====== DATA SHOWN
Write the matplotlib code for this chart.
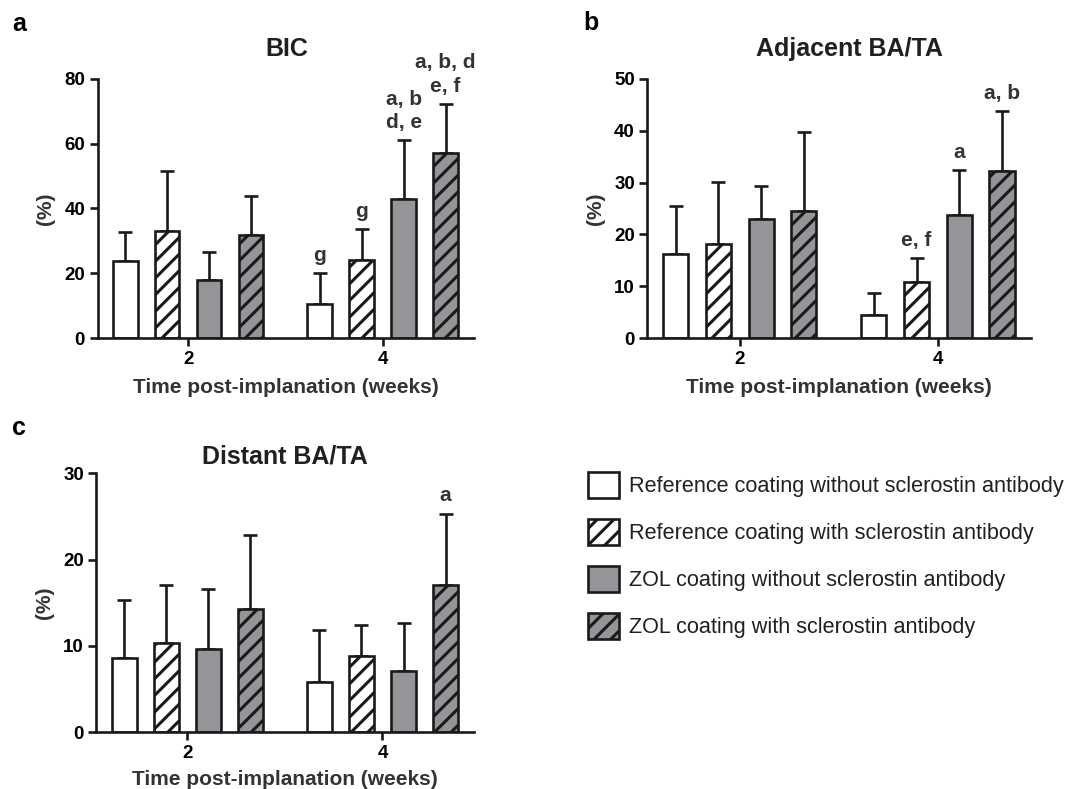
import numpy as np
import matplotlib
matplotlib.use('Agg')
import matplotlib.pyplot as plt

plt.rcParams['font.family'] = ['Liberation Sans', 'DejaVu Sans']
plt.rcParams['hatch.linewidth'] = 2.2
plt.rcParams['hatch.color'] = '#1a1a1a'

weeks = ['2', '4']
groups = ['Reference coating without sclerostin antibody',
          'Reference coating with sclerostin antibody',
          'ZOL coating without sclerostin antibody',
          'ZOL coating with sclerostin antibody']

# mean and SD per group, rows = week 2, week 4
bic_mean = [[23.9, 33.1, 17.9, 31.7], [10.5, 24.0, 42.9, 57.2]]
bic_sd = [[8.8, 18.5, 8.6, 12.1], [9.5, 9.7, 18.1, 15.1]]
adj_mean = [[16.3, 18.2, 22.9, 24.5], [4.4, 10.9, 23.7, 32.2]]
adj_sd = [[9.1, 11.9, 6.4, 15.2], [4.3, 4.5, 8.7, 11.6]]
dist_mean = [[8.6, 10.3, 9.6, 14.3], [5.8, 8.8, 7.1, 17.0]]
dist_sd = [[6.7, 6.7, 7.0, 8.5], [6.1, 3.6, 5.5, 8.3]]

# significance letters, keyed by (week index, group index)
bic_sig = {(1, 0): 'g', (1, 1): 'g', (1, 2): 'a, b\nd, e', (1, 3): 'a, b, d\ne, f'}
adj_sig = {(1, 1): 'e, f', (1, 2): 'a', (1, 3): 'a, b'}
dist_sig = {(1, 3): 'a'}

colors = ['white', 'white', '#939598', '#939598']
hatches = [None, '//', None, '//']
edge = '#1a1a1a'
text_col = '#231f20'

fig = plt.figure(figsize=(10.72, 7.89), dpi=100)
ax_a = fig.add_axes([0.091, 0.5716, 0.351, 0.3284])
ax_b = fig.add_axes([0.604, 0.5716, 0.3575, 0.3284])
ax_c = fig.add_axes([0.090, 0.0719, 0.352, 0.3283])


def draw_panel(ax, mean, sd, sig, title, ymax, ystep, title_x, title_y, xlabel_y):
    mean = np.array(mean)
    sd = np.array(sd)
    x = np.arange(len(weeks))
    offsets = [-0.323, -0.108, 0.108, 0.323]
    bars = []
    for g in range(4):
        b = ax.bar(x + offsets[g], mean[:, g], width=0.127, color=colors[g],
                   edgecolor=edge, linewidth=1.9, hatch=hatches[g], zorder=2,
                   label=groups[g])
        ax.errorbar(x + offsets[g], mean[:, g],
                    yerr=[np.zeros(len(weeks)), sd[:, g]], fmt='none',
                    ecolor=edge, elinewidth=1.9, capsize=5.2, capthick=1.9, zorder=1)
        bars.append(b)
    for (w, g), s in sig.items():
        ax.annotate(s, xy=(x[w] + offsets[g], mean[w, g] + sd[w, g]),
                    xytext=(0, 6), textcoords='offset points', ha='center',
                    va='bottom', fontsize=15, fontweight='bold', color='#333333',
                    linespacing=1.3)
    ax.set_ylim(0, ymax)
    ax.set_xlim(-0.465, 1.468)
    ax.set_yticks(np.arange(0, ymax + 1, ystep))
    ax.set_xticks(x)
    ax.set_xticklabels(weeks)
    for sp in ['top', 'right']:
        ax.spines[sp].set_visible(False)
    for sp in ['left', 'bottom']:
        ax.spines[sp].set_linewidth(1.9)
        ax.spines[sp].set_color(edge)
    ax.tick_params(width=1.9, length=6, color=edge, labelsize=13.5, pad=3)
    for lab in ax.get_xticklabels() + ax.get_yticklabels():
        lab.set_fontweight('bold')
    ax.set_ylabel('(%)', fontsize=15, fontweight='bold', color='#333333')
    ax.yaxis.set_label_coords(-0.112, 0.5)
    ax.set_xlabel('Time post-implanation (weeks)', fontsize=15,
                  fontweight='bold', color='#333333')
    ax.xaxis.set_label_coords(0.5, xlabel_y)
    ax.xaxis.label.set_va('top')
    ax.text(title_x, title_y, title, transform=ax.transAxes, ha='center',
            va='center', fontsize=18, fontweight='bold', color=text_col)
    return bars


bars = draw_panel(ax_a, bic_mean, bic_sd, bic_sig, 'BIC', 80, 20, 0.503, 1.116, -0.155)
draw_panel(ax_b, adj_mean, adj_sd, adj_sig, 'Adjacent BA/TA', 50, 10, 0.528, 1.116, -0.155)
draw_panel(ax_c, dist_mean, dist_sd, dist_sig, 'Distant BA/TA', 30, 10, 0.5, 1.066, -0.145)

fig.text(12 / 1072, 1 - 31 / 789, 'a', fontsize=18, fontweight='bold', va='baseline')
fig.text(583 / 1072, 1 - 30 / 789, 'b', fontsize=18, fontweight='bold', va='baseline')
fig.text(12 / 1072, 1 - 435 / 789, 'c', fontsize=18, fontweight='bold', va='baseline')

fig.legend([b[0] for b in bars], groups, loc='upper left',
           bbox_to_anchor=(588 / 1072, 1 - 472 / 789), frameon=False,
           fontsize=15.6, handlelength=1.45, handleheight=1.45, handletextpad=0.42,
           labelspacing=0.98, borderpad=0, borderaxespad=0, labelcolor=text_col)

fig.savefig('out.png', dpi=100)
============
SHORT TASK.
Reproduce the material word for word, minus the images.

REPLY TO THE TASK.
Write the matplotlib code for this chart.
import numpy as np
import matplotlib
matplotlib.use('Agg')
import matplotlib.pyplot as plt

plt.rcParams['font.family'] = ['Liberation Sans', 'DejaVu Sans']
plt.rcParams['hatch.linewidth'] = 2.2
plt.rcParams['hatch.color'] = '#1a1a1a'

weeks = ['2', '4']
groups = ['Reference coating without sclerostin antibody',
          'Reference coating with sclerostin antibody',
          'ZOL coating without sclerostin antibody',
          'ZOL coating with sclerostin antibody']

# mean and SD per group, rows = week 2, week 4
bic_mean = [[23.9, 33.1, 17.9, 31.7], [10.5, 24.0, 42.9, 57.2]]
bic_sd = [[8.8, 18.5, 8.6, 12.1], [9.5, 9.7, 18.1, 15.1]]
adj_mean = [[16.3, 18.2, 22.9, 24.5], [4.4, 10.9, 23.7, 32.2]]
adj_sd = [[9.1, 11.9, 6.4, 15.2], [4.3, 4.5, 8.7, 11.6]]
dist_mean = [[8.6, 10.3, 9.6, 14.3], [5.8, 8.8, 7.1, 17.0]]
dist_sd = [[6.7, 6.7, 7.0, 8.5], [6.1, 3.6, 5.5, 8.3]]

# significance letters, keyed by (week index, group index)
bic_sig = {(1, 0): 'g', (1, 1): 'g', (1, 2): 'a, b\nd, e', (1, 3): 'a, b, d\ne, f'}
adj_sig = {(1, 1): 'e, f', (1, 2): 'a', (1, 3): 'a, b'}
dist_sig = {(1, 3): 'a'}

colors = ['white', 'white', '#939598', '#939598']
hatches = [None, '//', None, '//']
edge = '#1a1a1a'
text_col = '#231f20'

fig = plt.figure(figsize=(10.72, 7.89), dpi=100)
ax_a = fig.add_axes([0.091, 0.5716, 0.351, 0.3284])
ax_b = fig.add_axes([0.604, 0.5716, 0.3575, 0.3284])
ax_c = fig.add_axes([0.090, 0.0719, 0.352, 0.3283])


def draw_panel(ax, mean, sd, sig, title, ymax, ystep, title_x, title_y, xlabel_y):
    mean = np.array(mean)
    sd = np.array(sd)
    x = np.arange(len(weeks))
    offsets = [-0.323, -0.108, 0.108, 0.323]
    bars = []
    for g in range(4):
        b = ax.bar(x + offsets[g], mean[:, g], width=0.127, color=colors[g],
                   edgecolor=edge, linewidth=1.9, hatch=hatches[g], zorder=2,
                   label=groups[g])
        ax.errorbar(x + offsets[g], mean[:, g],
                    yerr=[np.zeros(len(weeks)), sd[:, g]], fmt='none',
                    ecolor=edge, elinewidth=1.9, capsize=5.2, capthick=1.9, zorder=1)
        bars.append(b)
    for (w, g), s in sig.items():
        ax.annotate(s, xy=(x[w] + offsets[g], mean[w, g] + sd[w, g]),
                    xytext=(0, 6), textcoords='offset points', ha='center',
                    va='bottom', fontsize=15, fontweight='bold', color='#333333',
                    linespacing=1.3)
    ax.set_ylim(0, ymax)
    ax.set_xlim(-0.465, 1.468)
    ax.set_yticks(np.arange(0, ymax + 1, ystep))
    ax.set_xticks(x)
    ax.set_xticklabels(weeks)
    for sp in ['top', 'right']:
        ax.spines[sp].set_visible(False)
    for sp in ['left', 'bottom']:
        ax.spines[sp].set_linewidth(1.9)
        ax.spines[sp].set_color(edge)
    ax.tick_params(width=1.9, length=6, color=edge, labelsize=13.5, pad=3)
    for lab in ax.get_xticklabels() + ax.get_yticklabels():
        lab.set_fontweight('bold')
    ax.set_ylabel('(%)', fontsize=15, fontweight='bold', color='#333333')
    ax.yaxis.set_label_coords(-0.112, 0.5)
    ax.set_xlabel('Time post-implanation (weeks)', fontsize=15,
                  fontweight='bold', color='#333333')
    ax.xaxis.set_label_coords(0.5, xlabel_y)
    ax.xaxis.label.set_va('top')
    ax.text(title_x, title_y, title, transform=ax.transAxes, ha='center',
            va='center', fontsize=18, fontweight='bold', color=text_col)
    return bars


bars = draw_panel(ax_a, bic_mean, bic_sd, bic_sig, 'BIC', 80, 20, 0.503, 1.116, -0.155)
draw_panel(ax_b, adj_mean, adj_sd, adj_sig, 'Adjacent BA/TA', 50, 10, 0.528, 1.116, -0.155)
draw_panel(ax_c, dist_mean, dist_sd, dist_sig, 'Distant BA/TA', 30, 10, 0.5, 1.066, -0.145)

fig.text(12 / 1072, 1 - 31 / 789, 'a', fontsize=18, fontweight='bold', va='baseline')
fig.text(583 / 1072, 1 - 30 / 789, 'b', fontsize=18, fontweight='bold', va='baseline')
fig.text(12 / 1072, 1 - 435 / 789, 'c', fontsize=18, fontweight='bold', va='baseline')

fig.legend([b[0] for b in bars], groups, loc='upper left',
           bbox_to_anchor=(588 / 1072, 1 - 472 / 789), frameon=False,
           fontsize=15.6, handlelength=1.45, handleheight=1.45, handletextpad=0.42,
           labelspacing=0.98, borderpad=0, borderaxespad=0, labelcolor=text_col)

fig.savefig('out.png', dpi=100)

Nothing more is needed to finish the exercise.